To learn more details about ggplot2 and filtering with dplyr, check out these resources:

  • Putting it all together: (dplyr+ggplot): The RLadies of Sydney’s course on R uses real data to demonstrate R functions. This lesson focuses specifically on combining dplyr and ggplot to filter data before plotting it. The instructional video will guide you through every step in the process while you follow along with the data they have provided.
  • Data transformation: This resource focuses on how to use the filter() function in R, and demonstrates how to combine filter() with ggplot(). This is a useful resource if you are interested in learning more about how filter() can be used before plotting.
  • Visualizing data with ggplot2: This comprehensive guide includes everything from the most basic uses for ggplot2 to creating complicated visualizations. It includes the filter() function in most of the examples so you can learn how to implement it in R to create data visualizations.

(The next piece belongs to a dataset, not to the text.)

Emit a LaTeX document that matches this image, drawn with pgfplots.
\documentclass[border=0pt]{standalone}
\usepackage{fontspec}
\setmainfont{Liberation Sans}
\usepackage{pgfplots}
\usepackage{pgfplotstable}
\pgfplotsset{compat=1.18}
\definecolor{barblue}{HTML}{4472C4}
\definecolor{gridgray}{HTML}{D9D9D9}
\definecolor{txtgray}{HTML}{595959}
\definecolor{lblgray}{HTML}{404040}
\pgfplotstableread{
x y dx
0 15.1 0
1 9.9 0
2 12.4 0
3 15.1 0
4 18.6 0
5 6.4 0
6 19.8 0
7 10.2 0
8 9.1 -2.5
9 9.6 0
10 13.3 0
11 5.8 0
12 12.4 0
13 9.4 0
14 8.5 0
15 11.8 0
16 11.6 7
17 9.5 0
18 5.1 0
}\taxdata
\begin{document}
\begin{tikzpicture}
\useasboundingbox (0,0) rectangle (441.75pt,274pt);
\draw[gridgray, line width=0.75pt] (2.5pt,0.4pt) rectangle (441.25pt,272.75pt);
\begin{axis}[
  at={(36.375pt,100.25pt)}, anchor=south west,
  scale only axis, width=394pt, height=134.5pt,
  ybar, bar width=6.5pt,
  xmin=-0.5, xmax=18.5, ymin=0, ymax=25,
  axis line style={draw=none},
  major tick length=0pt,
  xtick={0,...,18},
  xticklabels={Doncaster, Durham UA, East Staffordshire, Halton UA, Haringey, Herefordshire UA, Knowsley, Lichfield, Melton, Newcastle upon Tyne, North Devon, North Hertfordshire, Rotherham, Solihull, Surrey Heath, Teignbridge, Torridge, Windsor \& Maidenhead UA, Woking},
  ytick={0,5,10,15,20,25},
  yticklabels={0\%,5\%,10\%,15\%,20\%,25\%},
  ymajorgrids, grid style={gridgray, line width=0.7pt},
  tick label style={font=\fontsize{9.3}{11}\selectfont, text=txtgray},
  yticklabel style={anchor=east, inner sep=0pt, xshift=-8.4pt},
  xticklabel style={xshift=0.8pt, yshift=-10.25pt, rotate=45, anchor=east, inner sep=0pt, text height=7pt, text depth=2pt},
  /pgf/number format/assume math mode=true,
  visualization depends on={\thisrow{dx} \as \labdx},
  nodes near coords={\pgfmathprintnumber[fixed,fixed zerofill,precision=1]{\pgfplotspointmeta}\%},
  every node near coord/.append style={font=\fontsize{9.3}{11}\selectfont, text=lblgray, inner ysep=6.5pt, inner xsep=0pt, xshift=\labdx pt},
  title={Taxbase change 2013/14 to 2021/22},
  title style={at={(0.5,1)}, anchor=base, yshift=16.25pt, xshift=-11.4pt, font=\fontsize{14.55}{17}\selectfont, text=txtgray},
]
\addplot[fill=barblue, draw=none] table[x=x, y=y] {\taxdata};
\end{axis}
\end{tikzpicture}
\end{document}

Test your knowledge on aesthetics in analysis

TOTAL POINTS 4

Question 1

Which of the following aesthetics attributes can you map to the data in a scatterplot? Select all that apply.

  • Shape
  • Text
  • Color
  • Size

Correct. You can map the color, shape, and size aesthetics to the data in a scatterplot.

Question 2

Which of the following functions let you display smaller groups, or subsets, of your data?

  • geom_point()
  • facet_wrap()
  • ggplot()
  • geom_bar()

Correct. The facet_wrap() function lets you display smaller groups, or subsets, of your data.

Question 3

What is the role of the x argument in the following code?

ggplot(data = diamonds)+
    geom_bar(mapping = aes(x = cut))
  • A variable
  • A function
  • An aesthetic
  • A dataset

Correct. X is an aesthetic that refers to the x-axis of the plot. The x aesthetic maps the variable cut from the diamonds dataset to the x-axis of the plot.

Question 4

A data analyst creates a scatterplot with a lot of data points. It is difficult for the analyst to distinguish the individual points on the plot because they overlap. What function could the analyst use to make the points easier to find?

  • geom_jitter()
  • geom_line()
  • geom_point()
  • geom_bar()

Correct. The analyst could use the geom_jitter() function to make the points easier to find. The geom_jitter() function adds a small amount of random noise to each point in the plot, which helps deal with the overlapping of points.